Produrrà, invece, effetti relativamente rapidi sulle tariffe al dettaglio la riforma del regime di maggior tutela. Effetti che sono paventati non soltanto dall’uomo della strada, ma anche dalle ricerche in corso, come quelle svolte dall’Osservatorio Nazionale Federconsumatori, che stima un incremento pari a +8,5% per le bollette dell’energia elettrica. È peraltro consolidata nella letteratura accademica sul tema l’evidenza di una certa ritrosia da parte degli utenti a cambiare gestore, pur in presenza di vantaggi di prezzo. Almeno nel 2024, dunque, potrebbe prevalere il ricorso al Servizio a tutele graduali per i circa 4,5 milioni di utenze attualmente in regime di maggior tutela, ma non considerate vulnerabili.

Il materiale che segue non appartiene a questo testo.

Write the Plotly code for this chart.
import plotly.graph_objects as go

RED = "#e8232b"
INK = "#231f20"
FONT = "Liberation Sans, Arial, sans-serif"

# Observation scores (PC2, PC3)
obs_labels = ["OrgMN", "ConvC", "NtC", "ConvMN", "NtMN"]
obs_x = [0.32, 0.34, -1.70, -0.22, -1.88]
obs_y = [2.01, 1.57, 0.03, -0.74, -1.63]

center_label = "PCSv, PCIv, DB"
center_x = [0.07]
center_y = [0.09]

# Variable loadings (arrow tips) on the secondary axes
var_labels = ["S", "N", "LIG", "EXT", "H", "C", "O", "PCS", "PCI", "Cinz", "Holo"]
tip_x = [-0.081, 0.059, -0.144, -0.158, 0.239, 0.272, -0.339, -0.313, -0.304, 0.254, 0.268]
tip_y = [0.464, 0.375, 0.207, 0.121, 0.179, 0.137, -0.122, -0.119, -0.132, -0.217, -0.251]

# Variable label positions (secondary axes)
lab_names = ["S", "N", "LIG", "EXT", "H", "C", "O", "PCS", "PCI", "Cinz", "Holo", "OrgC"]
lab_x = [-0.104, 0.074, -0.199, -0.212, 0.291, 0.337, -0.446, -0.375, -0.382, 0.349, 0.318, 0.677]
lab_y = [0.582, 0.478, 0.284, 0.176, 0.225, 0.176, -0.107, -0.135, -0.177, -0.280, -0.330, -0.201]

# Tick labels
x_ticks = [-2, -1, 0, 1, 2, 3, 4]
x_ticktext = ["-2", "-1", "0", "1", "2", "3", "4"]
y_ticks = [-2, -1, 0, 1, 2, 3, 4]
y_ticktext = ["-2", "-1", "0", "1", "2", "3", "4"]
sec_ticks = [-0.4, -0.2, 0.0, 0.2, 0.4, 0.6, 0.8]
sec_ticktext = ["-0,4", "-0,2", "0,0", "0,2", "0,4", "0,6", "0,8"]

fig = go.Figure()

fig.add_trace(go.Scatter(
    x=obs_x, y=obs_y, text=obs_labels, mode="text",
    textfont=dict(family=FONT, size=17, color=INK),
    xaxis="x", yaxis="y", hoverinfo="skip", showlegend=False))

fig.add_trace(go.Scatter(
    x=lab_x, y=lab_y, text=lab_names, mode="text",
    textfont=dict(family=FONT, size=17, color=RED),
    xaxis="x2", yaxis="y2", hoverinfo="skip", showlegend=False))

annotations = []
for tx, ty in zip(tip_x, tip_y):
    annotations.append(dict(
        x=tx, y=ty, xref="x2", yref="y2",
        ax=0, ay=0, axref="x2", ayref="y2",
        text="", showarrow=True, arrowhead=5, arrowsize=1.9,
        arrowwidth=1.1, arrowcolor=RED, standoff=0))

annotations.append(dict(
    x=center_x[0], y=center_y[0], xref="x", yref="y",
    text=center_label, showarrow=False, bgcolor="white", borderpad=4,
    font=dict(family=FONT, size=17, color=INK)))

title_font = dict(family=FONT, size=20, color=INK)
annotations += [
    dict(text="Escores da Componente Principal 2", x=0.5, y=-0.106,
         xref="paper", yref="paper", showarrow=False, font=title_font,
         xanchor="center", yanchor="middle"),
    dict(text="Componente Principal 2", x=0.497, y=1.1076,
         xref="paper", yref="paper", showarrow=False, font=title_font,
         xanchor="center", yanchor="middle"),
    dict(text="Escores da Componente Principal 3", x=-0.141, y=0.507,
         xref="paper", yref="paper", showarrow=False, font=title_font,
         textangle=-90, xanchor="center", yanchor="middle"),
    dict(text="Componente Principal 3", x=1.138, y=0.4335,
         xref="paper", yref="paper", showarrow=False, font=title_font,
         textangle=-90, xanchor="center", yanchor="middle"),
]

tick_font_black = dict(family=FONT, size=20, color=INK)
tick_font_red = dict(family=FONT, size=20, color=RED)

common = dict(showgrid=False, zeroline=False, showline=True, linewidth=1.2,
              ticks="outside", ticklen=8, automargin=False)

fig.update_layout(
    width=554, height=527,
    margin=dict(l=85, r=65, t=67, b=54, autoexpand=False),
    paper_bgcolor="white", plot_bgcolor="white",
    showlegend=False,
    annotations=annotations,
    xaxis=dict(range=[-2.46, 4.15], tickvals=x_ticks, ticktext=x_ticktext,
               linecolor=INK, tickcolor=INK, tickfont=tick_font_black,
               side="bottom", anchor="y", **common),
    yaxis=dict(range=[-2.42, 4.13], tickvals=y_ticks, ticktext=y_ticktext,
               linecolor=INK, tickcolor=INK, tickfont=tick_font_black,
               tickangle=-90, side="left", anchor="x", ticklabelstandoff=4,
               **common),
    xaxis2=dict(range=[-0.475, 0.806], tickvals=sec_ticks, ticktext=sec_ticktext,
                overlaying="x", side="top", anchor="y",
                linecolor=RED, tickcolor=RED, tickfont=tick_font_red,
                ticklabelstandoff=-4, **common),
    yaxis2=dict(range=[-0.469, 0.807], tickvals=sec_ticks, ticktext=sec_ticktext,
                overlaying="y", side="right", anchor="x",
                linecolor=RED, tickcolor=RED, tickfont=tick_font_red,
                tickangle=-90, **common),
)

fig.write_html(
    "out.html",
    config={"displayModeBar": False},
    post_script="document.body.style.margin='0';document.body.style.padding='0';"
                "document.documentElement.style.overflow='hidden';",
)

E’ lecito domandarsi se la combinazione di misure contraddittorie, analoga a quella denunciata da Pianta e Lucchese nella loro valutazione dello European Green Deal, non tradisca obiettivi diversi da quelli dichiarati. Gli appelli alla sostenibilità ecologica e sociale perdono vigore se le famiglie già provate dal caro vita vengono esposte ai venti della liberalizzazione, in anni che si preannunciano bui per gli investimenti pubblici dopo l’approvazione del nuovo patto di stabilità e crescita.

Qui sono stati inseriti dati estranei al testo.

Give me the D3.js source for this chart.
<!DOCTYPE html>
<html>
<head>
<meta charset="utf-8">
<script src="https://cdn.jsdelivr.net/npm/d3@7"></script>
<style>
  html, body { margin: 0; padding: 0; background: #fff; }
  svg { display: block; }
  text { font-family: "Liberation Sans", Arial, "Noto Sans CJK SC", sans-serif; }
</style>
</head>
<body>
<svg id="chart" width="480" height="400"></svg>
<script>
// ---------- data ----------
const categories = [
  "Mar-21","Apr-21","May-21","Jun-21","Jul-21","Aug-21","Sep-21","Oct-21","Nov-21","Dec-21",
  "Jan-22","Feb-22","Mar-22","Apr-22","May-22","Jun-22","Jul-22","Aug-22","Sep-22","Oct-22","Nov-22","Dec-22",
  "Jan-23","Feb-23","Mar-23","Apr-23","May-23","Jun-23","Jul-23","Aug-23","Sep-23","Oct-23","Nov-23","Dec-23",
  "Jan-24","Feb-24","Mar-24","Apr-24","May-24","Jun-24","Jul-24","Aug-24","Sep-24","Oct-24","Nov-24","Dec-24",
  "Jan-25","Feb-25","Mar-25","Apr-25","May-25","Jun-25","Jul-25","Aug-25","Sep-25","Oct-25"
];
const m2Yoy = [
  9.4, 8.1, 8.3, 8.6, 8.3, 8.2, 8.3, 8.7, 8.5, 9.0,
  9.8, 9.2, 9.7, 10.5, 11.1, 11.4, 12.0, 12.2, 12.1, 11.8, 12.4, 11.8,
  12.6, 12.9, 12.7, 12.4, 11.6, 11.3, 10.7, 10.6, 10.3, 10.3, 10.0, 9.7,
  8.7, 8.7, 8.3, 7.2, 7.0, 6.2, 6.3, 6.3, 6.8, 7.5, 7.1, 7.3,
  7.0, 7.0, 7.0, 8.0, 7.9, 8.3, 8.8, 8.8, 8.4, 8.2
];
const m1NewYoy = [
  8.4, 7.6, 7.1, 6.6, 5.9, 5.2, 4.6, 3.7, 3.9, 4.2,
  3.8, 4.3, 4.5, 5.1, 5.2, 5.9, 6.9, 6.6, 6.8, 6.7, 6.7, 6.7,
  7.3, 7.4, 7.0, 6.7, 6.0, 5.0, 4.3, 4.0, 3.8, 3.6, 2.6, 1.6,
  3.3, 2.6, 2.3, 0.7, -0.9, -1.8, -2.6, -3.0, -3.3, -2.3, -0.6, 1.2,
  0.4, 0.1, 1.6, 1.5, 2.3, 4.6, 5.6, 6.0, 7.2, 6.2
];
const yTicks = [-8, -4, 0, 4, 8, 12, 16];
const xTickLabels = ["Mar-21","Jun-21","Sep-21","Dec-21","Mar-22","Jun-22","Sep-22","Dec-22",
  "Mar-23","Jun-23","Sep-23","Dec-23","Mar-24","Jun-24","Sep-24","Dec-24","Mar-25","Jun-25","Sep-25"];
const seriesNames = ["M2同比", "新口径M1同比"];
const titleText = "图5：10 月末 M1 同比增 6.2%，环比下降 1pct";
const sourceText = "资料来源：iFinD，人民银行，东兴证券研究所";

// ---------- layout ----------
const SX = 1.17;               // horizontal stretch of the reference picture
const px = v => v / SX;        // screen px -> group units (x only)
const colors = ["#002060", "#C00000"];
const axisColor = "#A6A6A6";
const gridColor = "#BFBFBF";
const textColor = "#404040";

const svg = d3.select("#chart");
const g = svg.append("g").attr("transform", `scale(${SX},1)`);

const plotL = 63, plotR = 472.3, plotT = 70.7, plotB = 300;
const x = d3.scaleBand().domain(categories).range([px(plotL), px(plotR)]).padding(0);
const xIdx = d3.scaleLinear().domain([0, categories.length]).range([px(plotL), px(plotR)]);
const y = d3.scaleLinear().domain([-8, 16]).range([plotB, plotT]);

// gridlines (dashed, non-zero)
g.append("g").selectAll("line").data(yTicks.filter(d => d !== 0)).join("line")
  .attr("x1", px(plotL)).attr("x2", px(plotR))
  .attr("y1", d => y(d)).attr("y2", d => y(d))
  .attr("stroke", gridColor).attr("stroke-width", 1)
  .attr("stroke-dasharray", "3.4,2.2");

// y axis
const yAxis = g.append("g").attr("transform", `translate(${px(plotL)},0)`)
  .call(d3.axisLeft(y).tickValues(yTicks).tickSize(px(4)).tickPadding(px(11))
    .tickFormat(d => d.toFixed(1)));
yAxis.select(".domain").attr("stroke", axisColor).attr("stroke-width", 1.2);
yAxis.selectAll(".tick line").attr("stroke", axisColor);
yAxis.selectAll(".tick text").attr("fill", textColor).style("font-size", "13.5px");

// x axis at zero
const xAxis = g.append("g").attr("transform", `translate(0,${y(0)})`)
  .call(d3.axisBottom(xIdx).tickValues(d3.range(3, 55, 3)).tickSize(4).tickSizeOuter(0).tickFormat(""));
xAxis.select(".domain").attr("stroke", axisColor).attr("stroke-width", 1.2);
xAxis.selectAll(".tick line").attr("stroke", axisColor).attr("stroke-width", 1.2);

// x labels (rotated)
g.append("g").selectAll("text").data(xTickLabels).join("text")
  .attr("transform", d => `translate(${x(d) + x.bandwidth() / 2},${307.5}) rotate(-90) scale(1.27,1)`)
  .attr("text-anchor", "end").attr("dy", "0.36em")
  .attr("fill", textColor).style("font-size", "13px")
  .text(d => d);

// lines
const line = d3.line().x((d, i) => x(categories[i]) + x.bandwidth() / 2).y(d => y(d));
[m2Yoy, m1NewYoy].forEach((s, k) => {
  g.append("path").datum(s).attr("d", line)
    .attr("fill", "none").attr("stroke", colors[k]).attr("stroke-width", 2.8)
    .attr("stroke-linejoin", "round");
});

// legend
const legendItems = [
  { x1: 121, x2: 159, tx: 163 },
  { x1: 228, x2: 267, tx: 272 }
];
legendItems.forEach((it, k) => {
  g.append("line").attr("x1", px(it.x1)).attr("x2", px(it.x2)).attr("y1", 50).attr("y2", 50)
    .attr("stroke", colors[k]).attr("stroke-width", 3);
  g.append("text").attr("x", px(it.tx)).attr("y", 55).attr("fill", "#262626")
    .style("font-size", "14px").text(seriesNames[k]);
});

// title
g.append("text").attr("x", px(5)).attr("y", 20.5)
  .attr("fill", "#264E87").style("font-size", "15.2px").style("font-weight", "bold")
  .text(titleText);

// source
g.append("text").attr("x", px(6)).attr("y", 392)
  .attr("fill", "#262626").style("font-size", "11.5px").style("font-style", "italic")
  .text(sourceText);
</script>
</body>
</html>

Sembrano trasparire convinzioni radicate in un’idea del processo di crescita economica che collima con gli interessi delle industrie estrattive. Lo stesso modello di Solow fu aspramente criticato per aver trascurato i limiti fisici alla crescita fondata sulle risorse esauribili.Quel dibattito di 50 anni fa tra Solow e Georgescu-Roegen suona sinistramente attuale se si ripensa alle critiche suscitate dalla COP28. Del resto, il modello su cui si sono formate generazioni di economisti e decisori politici fornisce ulteriore sostegno a posizioni controverse sulla de-carbonizzazione, ad esempio per le sue implicazioni sul postulato di Khazzoom e Brookes, anche detto rebound effect, secondo cui ogni incremento autonomo dell’efficienza energetica (per es. indotto da politiche tecnologiche) comporta in ultima analisi un aumento del consumo di energia. Inoltre, il modello di Solow a certe condizioni implica la cosiddetta curva di Kuznets ambientale, che attribuisce ai Paesi a medio reddito pro capite la massima incidenza sulle emissioni pro capite di gas climalteranti, de-responsabilizzando le economie più ricche nei confronti del cambiamento climatico a discapito delle economie emergenti.
In conclusione, sembra che almeno per il 2024 difficilmente il calo nei costi delle materie prime potrà compensare gli elevati costi di finanziamento per i nuovi progetti di impianti a fonti rinnovabili. Nuovi picchi di prezzo dei combustibili fossili su cui si basa il PUN difficilmente saranno compensati dall’effetto calmierante delle rinnovabili. Inoltre, nel segmento retail è presumibile che si manifesteranno rincari nonostante la nutrita concorrenza tra le offerte. In attesa degli sperati effetti stabilizzanti della riforma del mercato elettrico, per ottenere risparmi nella bolletta elettrica gli utenti finali dovranno portare pazienza; analoga pazienza e anche una buona dose di lungimiranza sarebbero auspicabili da parte di chi governa l’Unione, affinché le regole fiscali non impediscano l’ottenimento di una sovranità tecnologica nelle catene del valore green.